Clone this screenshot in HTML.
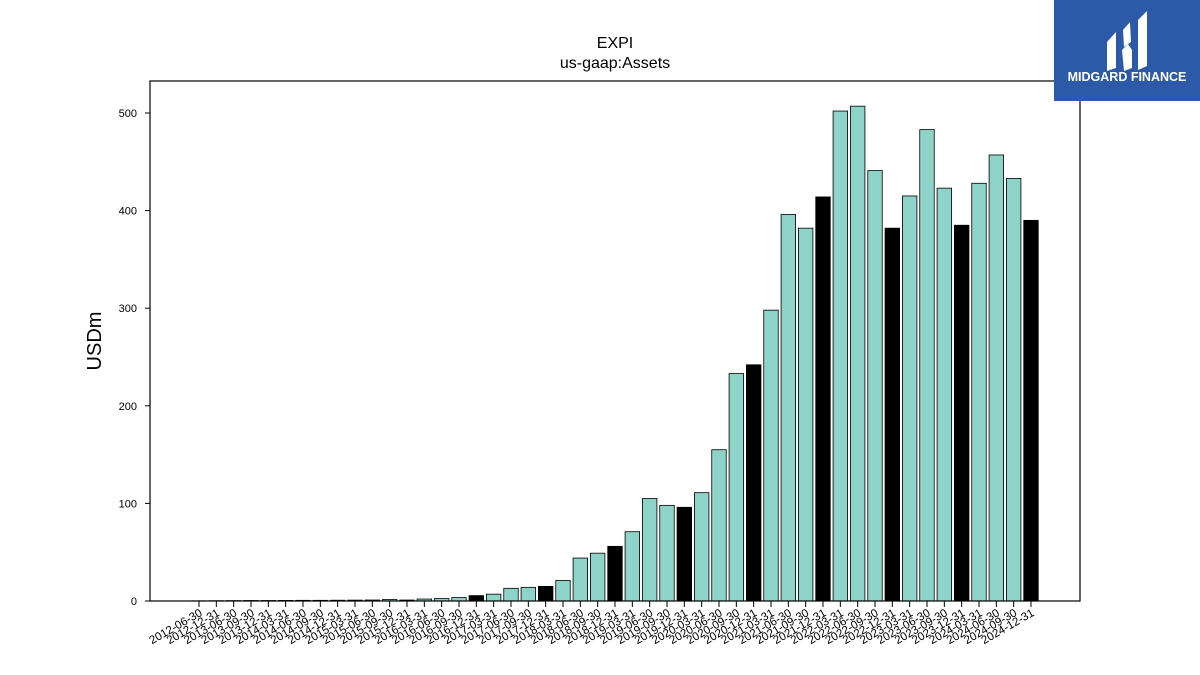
<!DOCTYPE html>
<html><head><meta charset="utf-8"><style>
body{margin:0;background:#fff;}
svg{display:block;font-family:"Liberation Sans","DejaVu Sans",sans-serif;}
</style></head><body>
<svg id="chart" width="1200" height="675" viewBox="0 0 1200 675" xmlns="http://www.w3.org/2000/svg">
<rect width="1200" height="675" fill="#fff"/>
<text x="615" y="48" text-anchor="middle" font-size="16">EXPI</text>
<text x="615" y="68" text-anchor="middle" font-size="16">us-gaap:Assets</text>
<text transform="translate(101,341) rotate(-90)" text-anchor="middle" font-size="20">USDm</text>
<g id="plot"></g>
<rect x="150" y="81" width="930" height="520" fill="none" stroke="#000" stroke-width="1.2"/>
<g>
<rect x="1054" y="0" width="146" height="101" fill="#2c5aa8"/>
<path d="M1107 42 L1116 32 L1116 68 L1107 71 Z" fill="#fff"/>
<path d="M1123 30 L1130 22 L1131 42 L1124 47 Z" fill="#fff"/>
<path d="M1122 50 L1128 44 L1132 50 L1132 68 L1124 71 Z" fill="#fff"/>
<path d="M1138 20 L1147 11 L1147 66 L1138 70 Z" fill="#fff"/>
<text x="1127" y="81" text-anchor="middle" font-size="12.5" font-weight="bold" fill="#fff">MIDGARD FINANCE</text>
</g>
</svg>
<script>
const categories=["2012-06-30","2012-12-31","2013-06-30","2013-09-30","2013-12-31","2014-03-31","2014-06-30","2014-09-30","2014-12-31","2015-03-31","2015-06-30","2015-09-30","2015-12-31","2016-03-31","2016-06-30","2016-09-30","2016-12-31","2017-03-31","2017-06-30","2017-09-30","2017-12-31","2018-03-31","2018-06-30","2018-09-30","2018-12-31","2019-03-31","2019-06-30","2019-09-30","2019-12-31","2020-03-31","2020-06-30","2020-09-30","2020-12-31","2021-03-31","2021-06-30","2021-09-30","2021-12-31","2022-03-31","2022-06-30","2022-09-30","2022-12-31","2023-03-31","2023-06-30","2023-09-30","2023-12-31","2024-03-31","2024-06-30","2024-09-30","2024-12-31"];
const values=[0.2,0.3,0.4,0.5,0.5,0.6,0.7,0.7,0.8,0.9,1.0,1.5,1,2,2.5,3.5,5.5,7,13,14,15,21,44,49,56,71,105,98,96,111,155,233,242,298,396,382,414,502,507,441,382,415,483,423,385,428,457,433,390];
const yTicks=[0,100,200,300,400,500];
const NS="http://www.w3.org/2000/svg";
const g=document.getElementById('plot');
const y0=601,yScale=488/500;
const x0=199,step=(1031-199)/(categories.length-1);
const yPos=v=>y0-v*yScale;
const xPos=i=>x0+i*step;
function mk(t,a){const e=document.createElementNS(NS,t);for(const k in a)e.setAttribute(k,a[k]);g.appendChild(e);return e;}
yTicks.forEach(v=>{
 const l=mk('line',{x1:145,x2:150,y1:yPos(v),y2:yPos(v),stroke:'#000','stroke-width':1});
 
 
 const t=mk('text',{x:137,y:yPos(v)+4,'text-anchor':'end','font-size':11});
 t.textContent=v;
 
 
});
categories.forEach((c,i)=>{
 const x=xPos(i),bw=14.5;
 const black=c.endsWith('12-31');
 const h=values[i]*yScale;
 const b=mk('rect',{x:x-bw/2,y:y0-h,width:bw,height:h,fill:black?'#000':'#8dd3c7',stroke:'#000','stroke-width':0.8});
 
 
 const tk=mk('line',{x1:x,x2:x,y1:601,y2:607,stroke:'#000','stroke-width':1});
 
 
 const t=mk('text',{x:x+4,y:615,'text-anchor':'end','font-size':11.5,transform:`rotate(-30 ${x+4} 615)`});
 t.textContent=c;
 
 
});
</script>
</body></html>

........

== Your objective ==
Every line should be retyped exactly, with the pictures omitted.

== Correct output ==
Clone this screenshot in HTML.
<!DOCTYPE html>
<html><head><meta charset="utf-8"><style>
body{margin:0;background:#fff;}
svg{display:block;font-family:"Liberation Sans","DejaVu Sans",sans-serif;}
</style></head><body>
<svg id="chart" width="1200" height="675" viewBox="0 0 1200 675" xmlns="http://www.w3.org/2000/svg">
<rect width="1200" height="675" fill="#fff"/>
<text x="615" y="48" text-anchor="middle" font-size="16">EXPI</text>
<text x="615" y="68" text-anchor="middle" font-size="16">us-gaap:Assets</text>
<text transform="translate(101,341) rotate(-90)" text-anchor="middle" font-size="20">USDm</text>
<g id="plot"></g>
<rect x="150" y="81" width="930" height="520" fill="none" stroke="#000" stroke-width="1.2"/>
<g>
<rect x="1054" y="0" width="146" height="101" fill="#2c5aa8"/>
<path d="M1107 42 L1116 32 L1116 68 L1107 71 Z" fill="#fff"/>
<path d="M1123 30 L1130 22 L1131 42 L1124 47 Z" fill="#fff"/>
<path d="M1122 50 L1128 44 L1132 50 L1132 68 L1124 71 Z" fill="#fff"/>
<path d="M1138 20 L1147 11 L1147 66 L1138 70 Z" fill="#fff"/>
<text x="1127" y="81" text-anchor="middle" font-size="12.5" font-weight="bold" fill="#fff">MIDGARD FINANCE</text>
</g>
</svg>
<script>
const categories=["2012-06-30","2012-12-31","2013-06-30","2013-09-30","2013-12-31","2014-03-31","2014-06-30","2014-09-30","2014-12-31","2015-03-31","2015-06-30","2015-09-30","2015-12-31","2016-03-31","2016-06-30","2016-09-30","2016-12-31","2017-03-31","2017-06-30","2017-09-30","2017-12-31","2018-03-31","2018-06-30","2018-09-30","2018-12-31","2019-03-31","2019-06-30","2019-09-30","2019-12-31","2020-03-31","2020-06-30","2020-09-30","2020-12-31","2021-03-31","2021-06-30","2021-09-30","2021-12-31","2022-03-31","2022-06-30","2022-09-30","2022-12-31","2023-03-31","2023-06-30","2023-09-30","2023-12-31","2024-03-31","2024-06-30","2024-09-30","2024-12-31"];
const values=[0.2,0.3,0.4,0.5,0.5,0.6,0.7,0.7,0.8,0.9,1.0,1.5,1,2,2.5,3.5,5.5,7,13,14,15,21,44,49,56,71,105,98,96,111,155,233,242,298,396,382,414,502,507,441,382,415,483,423,385,428,457,433,390];
const yTicks=[0,100,200,300,400,500];
const NS="http://www.w3.org/2000/svg";
const g=document.getElementById('plot');
const y0=601,yScale=488/500;
const x0=199,step=(1031-199)/(categories.length-1);
const yPos=v=>y0-v*yScale;
const xPos=i=>x0+i*step;
function mk(t,a){const e=document.createElementNS(NS,t);for(const k in a)e.setAttribute(k,a[k]);g.appendChild(e);return e;}
yTicks.forEach(v=>{
 const l=mk('line',{x1:145,x2:150,y1:yPos(v),y2:yPos(v),stroke:'#000','stroke-width':1});
 
 
 const t=mk('text',{x:137,y:yPos(v)+4,'text-anchor':'end','font-size':11});
 t.textContent=v;
 
 
});
categories.forEach((c,i)=>{
 const x=xPos(i),bw=14.5;
 const black=c.endsWith('12-31');
 const h=values[i]*yScale;
 const b=mk('rect',{x:x-bw/2,y:y0-h,width:bw,height:h,fill:black?'#000':'#8dd3c7',stroke:'#000','stroke-width':0.8});
 
 
 const tk=mk('line',{x1:x,x2:x,y1:601,y2:607,stroke:'#000','stroke-width':1});
 
 
 const t=mk('text',{x:x+4,y:615,'text-anchor':'end','font-size':11.5,transform:`rotate(-30 ${x+4} 615)`});
 t.textContent=c;
 
 
});
</script>
</body></html>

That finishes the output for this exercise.